=== Instructions to follow ===
Below are the records. Retype, exactly, the lines from the first through the line with "import pandas as pd", and leave out the pictures.
___ Records shown ___
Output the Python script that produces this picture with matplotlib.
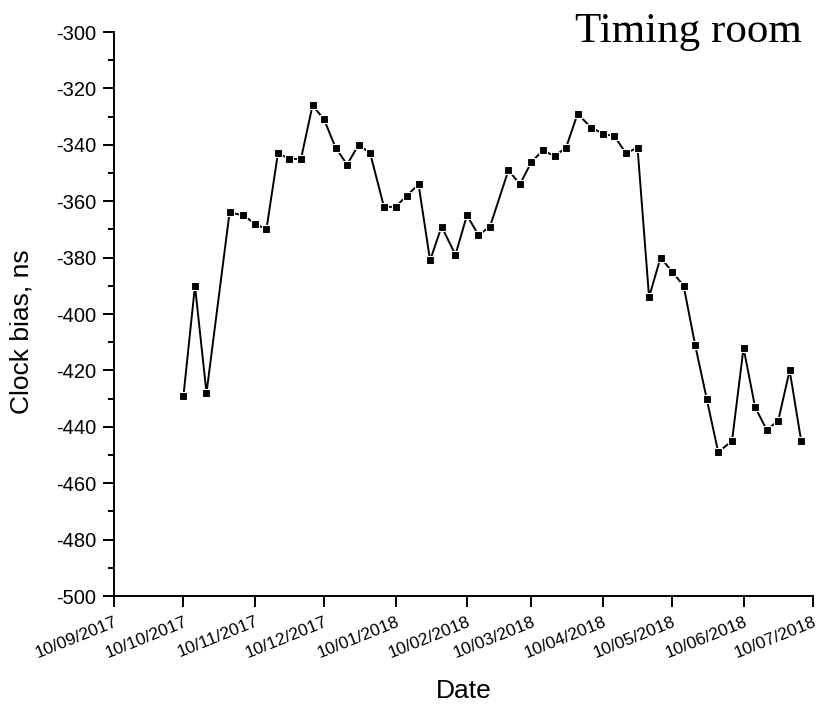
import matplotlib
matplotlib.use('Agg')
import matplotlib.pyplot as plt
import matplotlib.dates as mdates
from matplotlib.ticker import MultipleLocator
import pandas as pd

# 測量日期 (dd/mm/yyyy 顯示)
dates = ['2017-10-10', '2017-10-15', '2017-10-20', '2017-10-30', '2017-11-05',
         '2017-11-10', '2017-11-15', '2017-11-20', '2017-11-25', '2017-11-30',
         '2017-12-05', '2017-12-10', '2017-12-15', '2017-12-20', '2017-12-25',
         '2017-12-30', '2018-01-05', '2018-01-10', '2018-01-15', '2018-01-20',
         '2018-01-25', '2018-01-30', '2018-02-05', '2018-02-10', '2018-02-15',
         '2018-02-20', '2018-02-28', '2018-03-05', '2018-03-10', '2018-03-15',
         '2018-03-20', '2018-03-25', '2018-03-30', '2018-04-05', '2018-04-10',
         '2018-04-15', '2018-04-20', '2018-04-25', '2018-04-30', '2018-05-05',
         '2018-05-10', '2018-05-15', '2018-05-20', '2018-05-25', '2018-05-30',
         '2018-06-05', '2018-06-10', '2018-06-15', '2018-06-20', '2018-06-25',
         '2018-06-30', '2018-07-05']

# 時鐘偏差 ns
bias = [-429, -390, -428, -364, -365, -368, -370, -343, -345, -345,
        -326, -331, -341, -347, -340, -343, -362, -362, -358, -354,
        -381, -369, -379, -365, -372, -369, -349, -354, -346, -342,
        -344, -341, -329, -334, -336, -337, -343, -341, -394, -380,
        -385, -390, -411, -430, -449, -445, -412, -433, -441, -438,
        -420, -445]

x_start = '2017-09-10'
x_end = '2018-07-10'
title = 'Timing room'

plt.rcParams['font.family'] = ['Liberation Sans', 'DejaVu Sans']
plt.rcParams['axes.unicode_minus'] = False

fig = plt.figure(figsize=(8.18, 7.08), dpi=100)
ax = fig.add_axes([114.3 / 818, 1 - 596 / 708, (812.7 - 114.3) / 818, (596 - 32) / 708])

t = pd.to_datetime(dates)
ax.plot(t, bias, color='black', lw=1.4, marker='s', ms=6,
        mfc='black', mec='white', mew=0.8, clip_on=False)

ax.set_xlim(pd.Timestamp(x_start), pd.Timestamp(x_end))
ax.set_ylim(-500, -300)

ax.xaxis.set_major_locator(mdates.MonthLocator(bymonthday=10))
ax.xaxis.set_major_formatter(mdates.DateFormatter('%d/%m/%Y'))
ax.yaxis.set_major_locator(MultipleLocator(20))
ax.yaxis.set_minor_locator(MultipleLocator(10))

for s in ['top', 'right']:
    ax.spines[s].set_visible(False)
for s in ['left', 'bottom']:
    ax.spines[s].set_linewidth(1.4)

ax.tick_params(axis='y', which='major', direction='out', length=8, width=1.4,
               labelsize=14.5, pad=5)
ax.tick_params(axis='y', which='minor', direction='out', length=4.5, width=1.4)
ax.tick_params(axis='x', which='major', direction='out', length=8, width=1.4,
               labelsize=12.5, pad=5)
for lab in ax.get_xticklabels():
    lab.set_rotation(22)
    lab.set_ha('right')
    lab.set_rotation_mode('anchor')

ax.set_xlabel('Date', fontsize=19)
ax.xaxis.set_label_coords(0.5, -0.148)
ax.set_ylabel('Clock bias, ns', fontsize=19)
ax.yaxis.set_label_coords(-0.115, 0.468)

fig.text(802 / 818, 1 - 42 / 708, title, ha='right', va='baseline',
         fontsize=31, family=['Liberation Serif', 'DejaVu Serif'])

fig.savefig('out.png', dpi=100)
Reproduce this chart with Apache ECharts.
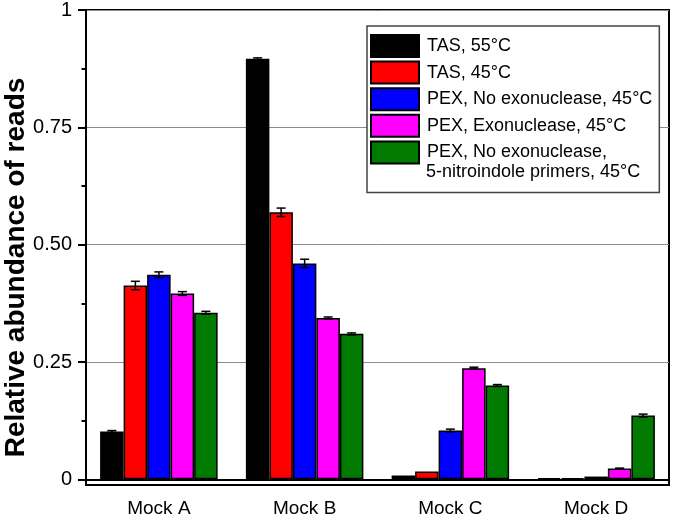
___
=== Result for this task ===
Output the Python script that produces this picture with matplotlib.
import matplotlib
matplotlib.use('Agg')
import matplotlib.pyplot as plt
import matplotlib.dates as mdates
from matplotlib.ticker import MultipleLocator
import pandas as pd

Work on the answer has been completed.